RECORDS PROVIDED
--------

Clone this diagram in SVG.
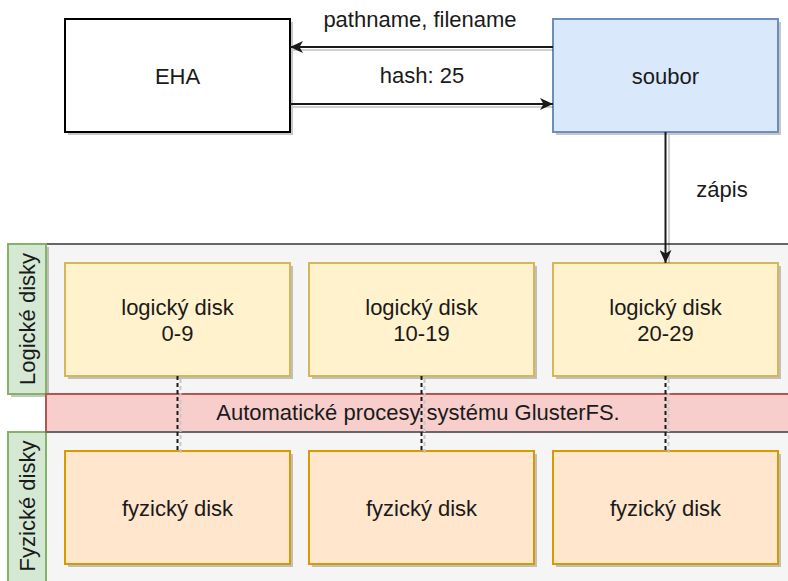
<svg xmlns="http://www.w3.org/2000/svg" width="788" height="581" viewBox="0 0 788 581">
<defs>
<style>
text{font-family:"Liberation Sans",Arial,Helvetica,sans-serif;font-size:22px;fill:#1a1a1a;text-anchor:middle}
.sh{fill:#000;fill-opacity:0.22;stroke:none}
.shl{stroke:#000;stroke-opacity:0.18;fill:none;stroke-width:2}
.eha{fill:#fff;stroke:#000;stroke-width:2}
.file{fill:#dae8fc;stroke:#6c8ebf;stroke-width:2}
.log{fill:#fff2cc;stroke:#d6b656;stroke-width:2}
.phy{fill:#ffe6cc;stroke:#d79b00;stroke-width:2}
.lane{fill:#d5e8d4;stroke:#82b366;stroke-width:2}
.cont{fill:#f5f5f5;stroke:#666;stroke-width:2}
.band{fill:#f8cecc;stroke:#b85450;stroke-width:2}
.edge{stroke:#1a1a1a;stroke-width:2;fill:none}
.dash{stroke:#1a1a1a;stroke-width:2;fill:none;stroke-dasharray:4 3}
</style>
<marker id="arr" markerUnits="userSpaceOnUse" markerWidth="14" markerHeight="12" refX="13" refY="6" orient="auto">
<path d="M0,0 L13,6 L0,12 L3.5,6 z" fill="#1a1a1a"/>
</marker>
</defs>

<g id="container">
<rect class="cont" x="46" y="244" width="760" height="150"/>
<rect class="cont" x="46" y="432" width="760" height="160"/>
</g>

<g id="lane-logical">
<rect class="sh" x="11" y="247" width="38" height="150"/>
<rect class="lane" x="8" y="244" width="38" height="150"/>
<text transform="translate(35,319) rotate(-90)">Logické disky</text>
</g>
<g id="lane-physical">
<rect class="lane" x="8" y="432" width="38" height="160"/>
<text transform="translate(35,506) rotate(-90)">Fyzické disky</text>
</g>

<g id="band">
<rect class="band" x="46" y="394" width="760" height="38"/>
<line x1="46" y1="432" x2="806" y2="432" stroke="#666" stroke-width="2"/>
<text x="418" y="420">Automatické procesy systému GlusterFS.</text>
</g>

<g id="EHA">
<rect class="sh" x="68" y="22" width="225" height="113"/>
<rect class="eha" x="65" y="19" width="225" height="113"/>
<text x="177.5" y="84">EHA</text>
</g>
<g id="soubor">
<rect class="sh" x="556" y="22" width="225" height="113"/>
<rect class="file" x="553" y="19" width="225" height="113"/>
<text x="665.5" y="84">soubor</text>
</g>

<g id="log1">
<rect class="sh" x="68" y="266" width="225" height="113"/>
<rect class="log" x="65" y="263" width="225" height="113"/>
<text x="177.5" y="315">logický disk</text>
<text x="177.5" y="341">0-9</text>
</g>
<g id="log2">
<rect class="sh" x="312" y="266" width="225" height="113"/>
<rect class="log" x="309" y="263" width="225" height="113"/>
<text x="421.5" y="315">logický disk</text>
<text x="421.5" y="341">10-19</text>
</g>
<g id="log3">
<rect class="sh" x="556" y="266" width="225" height="113"/>
<rect class="log" x="553" y="263" width="225" height="113"/>
<text x="665.5" y="315">logický disk</text>
<text x="665.5" y="341">20-29</text>
</g>

<g id="phy1">
<rect class="sh" x="68" y="454" width="225" height="113"/>
<rect class="phy" x="65" y="451" width="225" height="113"/>
<text x="177.5" y="516">fyzický disk</text>
</g>
<g id="phy2">
<rect class="sh" x="312" y="454" width="225" height="113"/>
<rect class="phy" x="309" y="451" width="225" height="113"/>
<text x="421.5" y="516">fyzický disk</text>
</g>
<g id="phy3">
<rect class="sh" x="556" y="454" width="225" height="113"/>
<rect class="phy" x="553" y="451" width="225" height="113"/>
<text x="665.5" y="516">fyzický disk</text>
</g>

<g id="connectors">
<line class="shl" x1="553" y1="50" x2="293" y2="50"/>
<line class="edge" x1="553" y1="47" x2="290" y2="47" marker-end="url(#arr)"/>
<text x="420" y="27">pathname, filename</text>
<line class="shl" x1="293" y1="107" x2="553" y2="107"/>
<line class="edge" x1="290" y1="104" x2="553" y2="104" marker-end="url(#arr)"/>
<text x="422" y="83">hash: 25</text>
<line class="shl" x1="669" y1="135" x2="669" y2="263"/>
<line class="edge" x1="665.5" y1="132" x2="665.5" y2="263" marker-end="url(#arr)"/>
<text x="722" y="197">zápis</text>
<line class="dash" x1="180.5" y1="379" x2="180.5" y2="454" stroke="#bbb" style="stroke:#c8c8c8"/>
<line class="dash" x1="177.5" y1="376" x2="177.5" y2="451"/>
<line class="dash" x1="424.5" y1="379" x2="424.5" y2="454" style="stroke:#c8c8c8"/>
<line class="dash" x1="421.5" y1="376" x2="421.5" y2="451"/>
<line class="dash" x1="668.5" y1="379" x2="668.5" y2="454" style="stroke:#c8c8c8"/>
<line class="dash" x1="665.5" y1="376" x2="665.5" y2="451"/>
</g>
</svg>
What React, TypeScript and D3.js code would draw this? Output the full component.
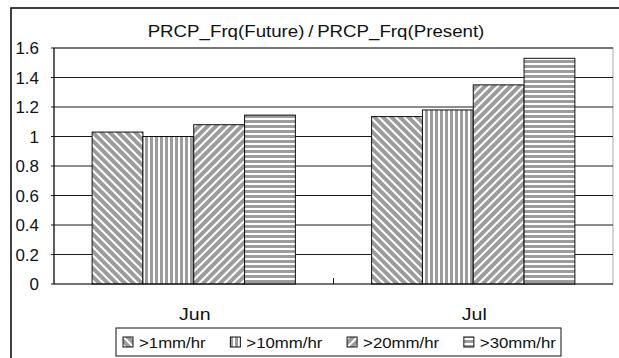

--------

EXERCISE
Set down every entry word for word, but omit the pictures.

EXERCISE OUTPUT
Clone this diagram in SVG.
<svg xmlns="http://www.w3.org/2000/svg" width="788" height="581" viewBox="0 0 788 581">
<defs>
<style>
text{font-family:"Liberation Sans",Arial,Helvetica,sans-serif;font-size:22px;fill:#1a1a1a;text-anchor:middle}
.sh{fill:#000;fill-opacity:0.22;stroke:none}
.shl{stroke:#000;stroke-opacity:0.18;fill:none;stroke-width:2}
.eha{fill:#fff;stroke:#000;stroke-width:2}
.file{fill:#dae8fc;stroke:#6c8ebf;stroke-width:2}
.log{fill:#fff2cc;stroke:#d6b656;stroke-width:2}
.phy{fill:#ffe6cc;stroke:#d79b00;stroke-width:2}
.lane{fill:#d5e8d4;stroke:#82b366;stroke-width:2}
.cont{fill:#f5f5f5;stroke:#666;stroke-width:2}
.band{fill:#f8cecc;stroke:#b85450;stroke-width:2}
.edge{stroke:#1a1a1a;stroke-width:2;fill:none}
.dash{stroke:#1a1a1a;stroke-width:2;fill:none;stroke-dasharray:4 3}
</style>
<marker id="arr" markerUnits="userSpaceOnUse" markerWidth="14" markerHeight="12" refX="13" refY="6" orient="auto">
<path d="M0,0 L13,6 L0,12 L3.5,6 z" fill="#1a1a1a"/>
</marker>
</defs>

<g id="container">
<rect class="cont" x="46" y="244" width="760" height="150"/>
<rect class="cont" x="46" y="432" width="760" height="160"/>
</g>

<g id="lane-logical">
<rect class="sh" x="11" y="247" width="38" height="150"/>
<rect class="lane" x="8" y="244" width="38" height="150"/>
<text transform="translate(35,319) rotate(-90)">Logické disky</text>
</g>
<g id="lane-physical">
<rect class="lane" x="8" y="432" width="38" height="160"/>
<text transform="translate(35,506) rotate(-90)">Fyzické disky</text>
</g>

<g id="band">
<rect class="band" x="46" y="394" width="760" height="38"/>
<line x1="46" y1="432" x2="806" y2="432" stroke="#666" stroke-width="2"/>
<text x="418" y="420">Automatické procesy systému GlusterFS.</text>
</g>

<g id="EHA">
<rect class="sh" x="68" y="22" width="225" height="113"/>
<rect class="eha" x="65" y="19" width="225" height="113"/>
<text x="177.5" y="84">EHA</text>
</g>
<g id="soubor">
<rect class="sh" x="556" y="22" width="225" height="113"/>
<rect class="file" x="553" y="19" width="225" height="113"/>
<text x="665.5" y="84">soubor</text>
</g>

<g id="log1">
<rect class="sh" x="68" y="266" width="225" height="113"/>
<rect class="log" x="65" y="263" width="225" height="113"/>
<text x="177.5" y="315">logický disk</text>
<text x="177.5" y="341">0-9</text>
</g>
<g id="log2">
<rect class="sh" x="312" y="266" width="225" height="113"/>
<rect class="log" x="309" y="263" width="225" height="113"/>
<text x="421.5" y="315">logický disk</text>
<text x="421.5" y="341">10-19</text>
</g>
<g id="log3">
<rect class="sh" x="556" y="266" width="225" height="113"/>
<rect class="log" x="553" y="263" width="225" height="113"/>
<text x="665.5" y="315">logický disk</text>
<text x="665.5" y="341">20-29</text>
</g>

<g id="phy1">
<rect class="sh" x="68" y="454" width="225" height="113"/>
<rect class="phy" x="65" y="451" width="225" height="113"/>
<text x="177.5" y="516">fyzický disk</text>
</g>
<g id="phy2">
<rect class="sh" x="312" y="454" width="225" height="113"/>
<rect class="phy" x="309" y="451" width="225" height="113"/>
<text x="421.5" y="516">fyzický disk</text>
</g>
<g id="phy3">
<rect class="sh" x="556" y="454" width="225" height="113"/>
<rect class="phy" x="553" y="451" width="225" height="113"/>
<text x="665.5" y="516">fyzický disk</text>
</g>

<g id="connectors">
<line class="shl" x1="553" y1="50" x2="293" y2="50"/>
<line class="edge" x1="553" y1="47" x2="290" y2="47" marker-end="url(#arr)"/>
<text x="420" y="27">pathname, filename</text>
<line class="shl" x1="293" y1="107" x2="553" y2="107"/>
<line class="edge" x1="290" y1="104" x2="553" y2="104" marker-end="url(#arr)"/>
<text x="422" y="83">hash: 25</text>
<line class="shl" x1="669" y1="135" x2="669" y2="263"/>
<line class="edge" x1="665.5" y1="132" x2="665.5" y2="263" marker-end="url(#arr)"/>
<text x="722" y="197">zápis</text>
<line class="dash" x1="180.5" y1="379" x2="180.5" y2="454" stroke="#bbb" style="stroke:#c8c8c8"/>
<line class="dash" x1="177.5" y1="376" x2="177.5" y2="451"/>
<line class="dash" x1="424.5" y1="379" x2="424.5" y2="454" style="stroke:#c8c8c8"/>
<line class="dash" x1="421.5" y1="376" x2="421.5" y2="451"/>
<line class="dash" x1="668.5" y1="379" x2="668.5" y2="454" style="stroke:#c8c8c8"/>
<line class="dash" x1="665.5" y1="376" x2="665.5" y2="451"/>
</g>
</svg>
What React, TypeScript and D3.js code would draw this? Output the full component.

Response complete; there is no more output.